Concentration, Ellipsoidal Collapse, and the Densest Dark Matter haloes

TL;DR

This paper develops an analytical framework based on energy conservation and ellipsoidal collapse to predict the properties of the densest dark matter haloes, providing insights beyond current simulation capabilities.

Contribution

It introduces an analytical method to estimate concentration and velocity dispersion of small dark matter haloes, reducing reliance on uncertain simulation extrapolations.

Findings

Analytical predictions align with simulations for larger haloes.

Velocity dispersion of cluster haloes is robust at ~10^{14} M_sun.
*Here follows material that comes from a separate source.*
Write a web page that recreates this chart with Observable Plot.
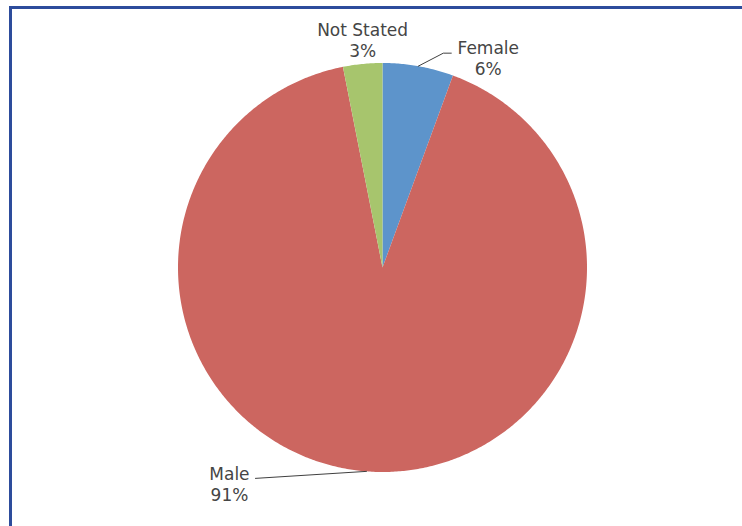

Predictions are sensitive to halo profile assumptions.

Abstract

The smallest dark matter haloes are the first objects to form in the hierarchical structure formation of cold dark matter (CDM) cosmology and are expected to be the densest and most fundamental building blocks of CDM structures in our universe. Nevertheless, the physical characteristics of these haloes have stayed illusive, as they remain well beyond the current resolution of N-body simulations (at redshift zero). However, they dominate the predictions (and uncertainty) in expected dark matter annihilation signal, amongst other astrophysical observables. Using the conservation of total energy and the ellipsoidal collapse framework, we can analytically find the mean and scatter of concentration $c$ and 1-D velocity dispersion $\sigma_{\rm 1d}$ for haloes of different virial mass $M_{200}$. Both $c$ and $\sigma_{\rm 1d}/M_{200}^{1/3}$ are in good agreement with numerical results within the regime probed by simulations -- slowly decreasing functions of mass that approach constant values at large masses. In particular, the predictions for the 1-D velocity dispersion of cluster mass haloes are surprisingly robust as the inverse heat capacity of cosmological haloes crosses zero at $M_{200} \sim 10^{14} M_\odot$. However, we find that current extrapolations from simulations to smallest CDM haloes dramatically depend on the assumed profile (e.g. NFW vs. Einasto) and fitting function, which is why theoretical considerations, such as the one presented here, can significantly constrain the range of feasible predictions.